Getting Through Trauma

April 4, 2016 will always have a mark on my life as if it was asterisked in a hall of fame.

Although I had gotten a botched haircut, marred by a bald spot with a hurt ego to match, I was still pretty hopeful about the day. That hope would shatter to pain and regret, eventually spinning me into a depression of depths I had never felt before. An ex-lover, whom I had been with on and off for close to three years, took advantage of me and at the time took all my control and power. I felt full of shame, thinking that while I had everything in my power to stop it, I chose not to. I languished in these thoughts for close to three weeks, even as I began my therapy and started my mental health recovery.

As the summer approached, my outlook on the situation began to change. I was starting to see the flaws in the relationship and in myself.
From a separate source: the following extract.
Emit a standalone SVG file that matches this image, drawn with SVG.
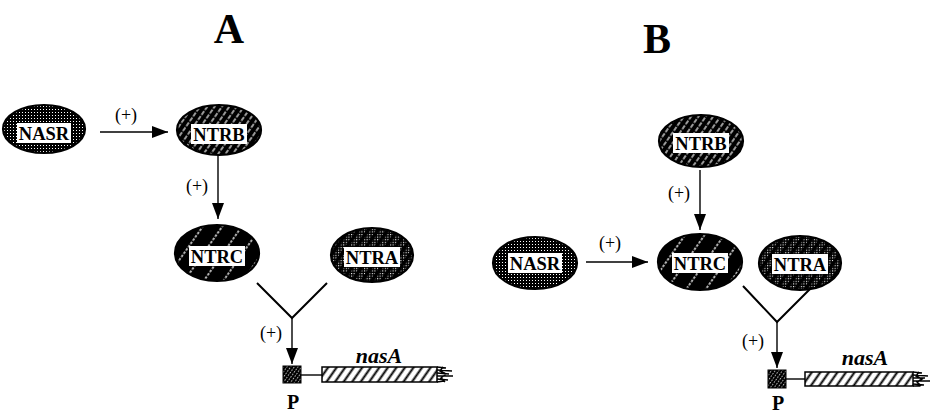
<svg xmlns="http://www.w3.org/2000/svg" width="932" height="415" viewBox="0 0 932 415">
  <defs>
    <style>
      .title { font-family: "Liberation Serif", "DejaVu Serif", serif; font-weight: bold; font-size: 42px; fill: #000; text-anchor: middle; }
      .lbl { font-family: "Liberation Serif", "DejaVu Serif", serif; font-weight: bold; font-size: 18.5px; fill: #000; text-anchor: middle; }
      .plus { font-family: "Liberation Serif", "DejaVu Serif", serif; font-size: 18px; fill: #000; text-anchor: middle; }
      .gene { font-family: "Liberation Serif", "DejaVu Serif", serif; font-weight: bold; font-style: italic; font-size: 22px; fill: #000; text-anchor: middle; }
      .prom { font-family: "Liberation Serif", "DejaVu Serif", serif; font-weight: bold; font-size: 20px; fill: #000; text-anchor: middle; }
      .edge { fill: none; stroke: #000; stroke-width: 1.4; }
      .arm { fill: none; stroke: #000; stroke-width: 2; }
      .rim { fill: none; stroke: #000; stroke-width: 2.2; }
      .tag { fill: #fff; }
    </style>
    <!-- fine white stipple on black -->
    <pattern id="stip" width="3" height="3" patternUnits="userSpaceOnUse">
      <rect width="3" height="3" fill="#000"/>
      <rect x="1" y="1" width="1" height="1" fill="#fff"/>
    </pattern>
    <!-- dense dashed white hatching on black -->
    <pattern id="hatchD" width="6" height="6" patternUnits="userSpaceOnUse" patternTransform="rotate(35)">
      <rect width="6" height="6" fill="#000"/>
      <line x1="3" y1="0" x2="3" y2="6" stroke="#fff" stroke-width="1.2" stroke-dasharray="2.5 1.5"/>
    </pattern>
    <!-- sparse dashed white hatching on black -->
    <pattern id="hatchS" width="16" height="8" patternUnits="userSpaceOnUse" patternTransform="rotate(35)">
      <rect width="16" height="8" fill="#000"/>
      <line x1="8" y1="0" x2="8" y2="8" stroke="#fff" stroke-width="1.4" stroke-dasharray="2.5 1.5"/>
    </pattern>
    <!-- checker stipple for the mixed fill -->
    <pattern id="chk" width="2.6" height="2.6" patternUnits="userSpaceOnUse">
      <rect width="2.6" height="2.6" fill="#000"/>
      <rect width="1.1" height="1.1" fill="#fff"/>
    </pattern>
    <!-- dark diagonal bands laid over the checker -->
    <pattern id="bands" width="8" height="8" patternUnits="userSpaceOnUse" patternTransform="rotate(35)">
      <rect x="0" y="0" width="3.5" height="8" fill="#000"/>
    </pattern>
    <!-- black hatching on white for the gene bar -->
    <pattern id="geneH" width="7" height="7" patternUnits="userSpaceOnUse" patternTransform="rotate(35)">
      <rect width="7" height="7" fill="#fff"/>
      <line x1="3.5" y1="0" x2="3.5" y2="7" stroke="#000" stroke-width="2"/>
    </pattern>
    <!-- promoter block -->
    <pattern id="promH" width="3" height="3" patternUnits="userSpaceOnUse" patternTransform="rotate(35)">
      <rect width="3" height="3" fill="#000"/>
      <rect x="1" y="0" width="0.8" height="1.5" fill="#fff"/>
    </pattern>
    <marker id="ah" viewBox="0 0 16 12" refX="16" refY="6" markerWidth="16" markerHeight="12" markerUnits="userSpaceOnUse" orient="auto">
      <path d="M0,0 L16,6 L0,12 z" fill="#000"/>
    </marker>
  </defs>

  <rect width="932" height="415" fill="#fff"/>

  <text class="title" x="229" y="43">A</text>
  <text class="title" x="657" y="53">B</text>

  <!-- Panel A nodes -->
  <g id="a-nasr">
    <ellipse cx="44" cy="129" rx="41" ry="24" fill="url(#stip)"/>
    <ellipse class="rim" cx="44" cy="129" rx="41" ry="24"/>
    <rect class="tag" x="17" y="123" width="54" height="20"/>
    <text class="lbl" x="44" y="139.5">NASR</text>
  </g>
  <g id="a-ntrb">
    <ellipse cx="219" cy="130" rx="42" ry="25" fill="url(#hatchD)"/>
    <ellipse class="rim" cx="219" cy="130" rx="42" ry="25"/>
    <rect class="tag" x="191" y="124" width="56" height="20"/>
    <text class="lbl" x="219" y="140.5">NTRB</text>
  </g>
  <g id="a-ntrc">
    <ellipse cx="217" cy="253" rx="42" ry="28" fill="url(#hatchS)"/>
    <ellipse class="rim" cx="217" cy="253" rx="42" ry="28"/>
    <rect class="tag" x="189" y="246" width="56" height="20"/>
    <text class="lbl" x="217" y="262.5">NTRC</text>
  </g>
  <g id="a-ntra">
    <ellipse cx="372" cy="255" rx="41" ry="27" fill="url(#chk)"/>
    <ellipse cx="372" cy="255" rx="41" ry="27" fill="url(#bands)"/>
    <ellipse class="rim" cx="372" cy="255" rx="41" ry="27"/>
    <rect class="tag" x="344" y="247" width="56" height="20"/>
    <text class="lbl" x="372" y="263.5">NTRA</text>
  </g>
  <g id="a-gene">
    <rect x="283" y="366" width="18" height="17" fill="url(#promH)" stroke="#000" stroke-width="1"/>
    <rect x="322" y="367" width="115" height="15" fill="url(#geneH)" stroke="#000" stroke-width="1.5"/>
    <path d="M437,367 L446,368 M437,370 L452,371 M437,373 L449,374 M437,376 L453,376 M437,379 L448,380 M437,382 L444,381 M443,367 L440,371 L446,374 L441,378 L445,382" fill="none" stroke="#000" stroke-width="1.5"/>
    <text class="gene" x="379" y="363">nasA</text>
    <text class="prom" x="293" y="409">P</text>
  </g>

  <!-- Panel B nodes -->
  <g id="b-nasr">
    <ellipse cx="535" cy="263" rx="42" ry="26" fill="url(#stip)"/>
    <ellipse class="rim" cx="535" cy="263" rx="42" ry="26"/>
    <rect class="tag" x="508" y="253" width="54" height="20"/>
    <text class="lbl" x="535" y="269.5">NASR</text>
  </g>
  <g id="b-ntrb">
    <ellipse cx="701" cy="141" rx="42" ry="26" fill="url(#hatchD)"/>
    <ellipse class="rim" cx="701" cy="141" rx="42" ry="26"/>
    <rect class="tag" x="673" y="133" width="56" height="20"/>
    <text class="lbl" x="701" y="149.5">NTRB</text>
  </g>
  <g id="b-ntrc">
    <ellipse cx="700" cy="262" rx="42" ry="28" fill="url(#hatchS)"/>
    <ellipse class="rim" cx="700" cy="262" rx="42" ry="28"/>
    <rect class="tag" x="672" y="253" width="56" height="20"/>
    <text class="lbl" x="700" y="269.5">NTRC</text>
  </g>
  <g id="b-ntra">
    <ellipse cx="800" cy="263" rx="41" ry="27" fill="url(#chk)"/>
    <ellipse cx="800" cy="263" rx="41" ry="27" fill="url(#bands)"/>
    <ellipse class="rim" cx="800" cy="263" rx="41" ry="27"/>
    <rect class="tag" x="772" y="254" width="56" height="20"/>
    <text class="lbl" x="800" y="270.5">NTRA</text>
  </g>
  <g id="b-gene">
    <rect x="768" y="370" width="18" height="18" fill="url(#promH)" stroke="#000" stroke-width="1"/>
    <rect x="805" y="372" width="108" height="14" fill="url(#geneH)" stroke="#000" stroke-width="1.5"/>
    <path d="M913,372 L922,373 M913,375 L928,376 M913,378 L925,378 M913,381 L930,381 M913,384 L924,385 M913,386 L920,386 M919,372 L916,376 L922,379 L917,382 L921,386" fill="none" stroke="#000" stroke-width="1.5"/>
    <text class="gene" x="865" y="365">nasA</text>
    <text class="prom" x="778" y="410">P</text>
  </g>

  <!-- Connectors -->
  <g id="connectors">
    <line class="edge" x1="100" y1="132" x2="168" y2="132" marker-end="url(#ah)"/>
    <text class="plus" x="126" y="121">(+)</text>
    <line class="edge" x1="218" y1="155" x2="218" y2="219" marker-end="url(#ah)"/>
    <text class="plus" x="197" y="192">(+)</text>
    <polyline class="arm" points="257,283 292,318 327,283"/>
    <line class="edge" x1="292" y1="318" x2="292" y2="364" marker-end="url(#ah)"/>
    <text class="plus" x="271" y="339">(+)</text>
    <line class="edge" x1="301" y1="375" x2="322" y2="375"/>

    <line class="edge" x1="586" y1="262" x2="648" y2="262" marker-end="url(#ah)"/>
    <text class="plus" x="610" y="249">(+)</text>
    <line class="edge" x1="700" y1="170" x2="700" y2="230" marker-end="url(#ah)"/>
    <text class="plus" x="679" y="199">(+)</text>
    <polyline class="arm" points="743,286 777,322 812,287"/>
    <line class="edge" x1="777" y1="322" x2="777" y2="368" marker-end="url(#ah)"/>
    <text class="plus" x="753" y="347">(+)</text>
    <line class="edge" x1="786" y1="379" x2="805" y2="379"/>
  </g>
</svg>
I reflected on how trying to please suitors was hurting me and in turn causing my depression and anxiety to worsen and lead me to a state of duress. As June approached, I started to focus on myself, realizing that not only is it not a selfish act, but a healthy and positive move.

I traveled out of the state for two weeks and, as my therapist called it, took a break from the world around me. During these two weeks, I tried new experiences and met all kinds of people. I cut myself off from social media and only posted vacation photos. I changed my diet to a mix of fruits and water, with minimal sugar and a generous amount of alcohol. I used my vacation to escape from my woes and find myself as a now 21-year-old. I was learning more about how I had changed in the three years during my relationship and worsening depression.

I came back in August refreshed and renewed. In a sense, I had an Eat, Pray, Love moment and I was finally back to being happy, which was also due in part to Zoloft. I left my mall job for steadier work with higher pay.

A month later, I was laid off. I was blindsided, never having thought I’d lose my job soon after leaving another. I was finding myself back in my depression, sleeping all day and skipping classes, ignoring assignments and emails, withdrawing from social activities and drinking more. I saw this behavior and chose to ignore it, thinking that it would pass. Concurrently, I also began a tryst with a new friend, whom I began to have strong feelings for. I knew he didn’t feel the same, but I was in so deep that I couldn’t help but watch myself drive into a wall. I didn’t quite understand how my life began to crumble once more with no warning signs.

January came around and I brought my feeling toward my new friend to a physical level, which strengthened my feelings and brought me into a bigger cloud of uncertainty and confusion. My frequency of drinking had reached a height of four to five days a week.

I was constantly looking for the numbing agent and social lubricant to manage the dysfunction in my life.

My new friend started to notice that my behavior had changed, turning from a positive and bubbly individual, to someone who just wasn’t present most of the time. Once we had our falling out, spurred from this change, I once again started to think introspectively. I fell into music, which had been absent in my life for quite some time. I refocused myself on school and work, now working diligently at both, and began to repair my friendships and academic relationships. And I pulled myself together and brought my life back to me, as well as withdrawing from heavy drinking.

I share all of this to say that life comes at you fast. It’s important to take time and refocus on mental health and yourself. Using substances and people for escape is not a way to begin your new self-discovery journey nor is it productive to your healing process. Trauma is painful and excruciatingly difficult but it also allows you to grow and jumpstart the process to finding who you truly are and helping yourself.

Sometimes pain can be beautiful, and that makes life worth living.